"Eu estava num generoso parque de Amsterdã quando contemplei a centelha solar numa gota dágua. Nesse momento me veio a ideia de escrever um dicionário em sete línguas..." A frase, dita pelo curitibano Marcelo de Menezes Simões, 42 anos, certamente não entraria para o Livro das Citações, de Eduardo Giannetti. Já o que ele tem passado depois da tal visão da gota de orvalho bem faria Jack Palance, se vivo fosse, dizer: "Acredite se quiser."
Marcelo se mandou do Brasil em 1998. Trabalhou como "empregado de mesa" em Portugal e açougueiro na Holanda. Em cinco anos de cucaracha, não se pôs a juntar euros e a tirar fotos de castelos: tornou-se um fino observador da nova invasão bárbara no Velho Mundo, feita por turcos, ucranianos, etcetera e tal. "Um estrangeiro que sabe dez palavras na língua local é rei. Há 10 milhões de pessoas passando aperto para conseguir serviço", calcula.

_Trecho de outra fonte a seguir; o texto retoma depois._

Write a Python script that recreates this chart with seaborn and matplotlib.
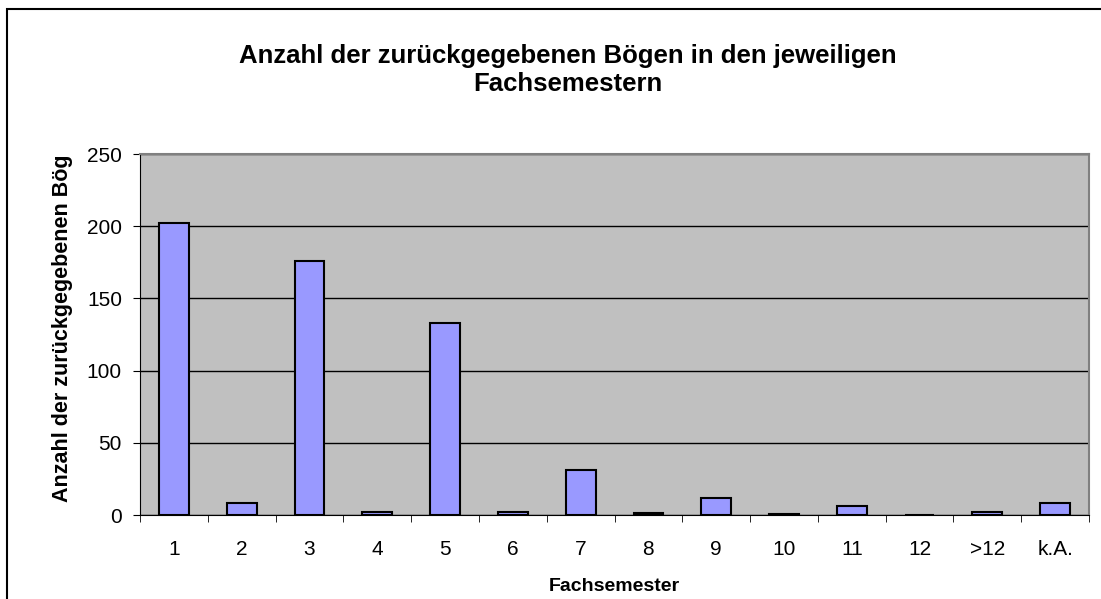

Foi para essa multidão que decidiu escrever sob o céu de Amsterdã um dicionário em que 4.770 palavras aparecem em português, espanhol, italiano, francês, inglês, holandês e alemão, somando 52 mil itens. Como é matemático diplomado, criou um mecanismo aritmético para fazer o leitor encontrar palavras cuja letra inicial nem imagina qual seja. Exceto "banana", praticamente igual em qualquer idioma, o resto é um nó. Que tal mandarijntje? (tangerina em holandês) Ou unverheiratet? (descasado em alemão)
"Pois, seus problemas acabaram". Cada verbete do Dicionário Simões é numerado. Um brasileiro que queira pedir um suco de laranja na Itália só tem de descobrir que o número de "laranja" é 248 e sair "parlando" a língua de Dante. O resto da frase se resolve na cara-de-pau. Segundo o linguista diletante, os garçons de Santa Felicidade já fregueses estão adorando a novidade.
O que mais impressiona, contudo, não é a engenhosidade do pocket book, mas a saga para publicá-lo. Na Europa, Marcelo era um Durango Kid. Fazer a pesquisa implicou pedir as contas no açougue para se enfurnar em lan-houses. O dinheiro, claro, secou mais rápido do que o orvalho, mas a obsessão pelo dicionário, necas. Foi para arrematá-lo que decidiu voltar ao Brasil. Pior viagem. Aqui, a história do sujeito que queria civilizar os "estranjas" se transformou na triste crônica de um ambulante sem-teto.
Como diz Zeca Baleiro, "vida não é novela", mas a de Simões bem parece uma. Ele começaria a trama no núcleo dos ricos do Morumbi e terminaria no dos pobres da Vila Vintém. Aos fatos. Bem-nascido, estudou em colégios como o Bom Jesus, experimentou a fortuna e a proximidade com o poder. Na adolescência, via passar pela sala de sua residência ninguém menos do que Leonel Brizola. Até que la doce vita azedou veio a fase de mochileiro, a pindaíba e o desejo de redenção com a publicação do dicionário, uma espécie de bastião da dignidade perdida.
Mas que nada. Para finalizar o livro no capricho, Marcelo se desfez até da casa própria na minúscula cidade de Vitorino, perto de Pato Branco. Depois disso, restou-lhe se mudar para o olho da rua, hoje seu endereço fixo. Tem duas mudas de roupas e vive da caridade de estranhos em geral, fila boia na obra social dos frades capuchinhos das Mercês. São já dois anos e meio de vida no sereno. Numa dessas noites geladas, Simões descolou uma caixa de geladeira para dormir. "Aconselho aos desesperados", diz o sujeito que personifica um dos mitos da miséria a de que existem mendigos que um dia foram gente graúda.
É o caso o solene Simões é um lorde. Fala com pompa de sua procura pela equação geral dos números primos e dos planos de se dedicar à literatura. Enquanto esse dia não vem, circula pela capital com uma mochila apinhada de dicionários. Dia desses, reencontrei-o num grande supermercado da Água Verde, a postos. "Já estou lidando com uma nova edição. Revista e ampliada. Preciso agora é de um editor. Será que alguém se habilita?", comentou, em meio a um cortejo de carrinhos e de gente fazendo muxoxos para os cachorros de um petshop, logo ali. É seu Zeca, vida não é novela.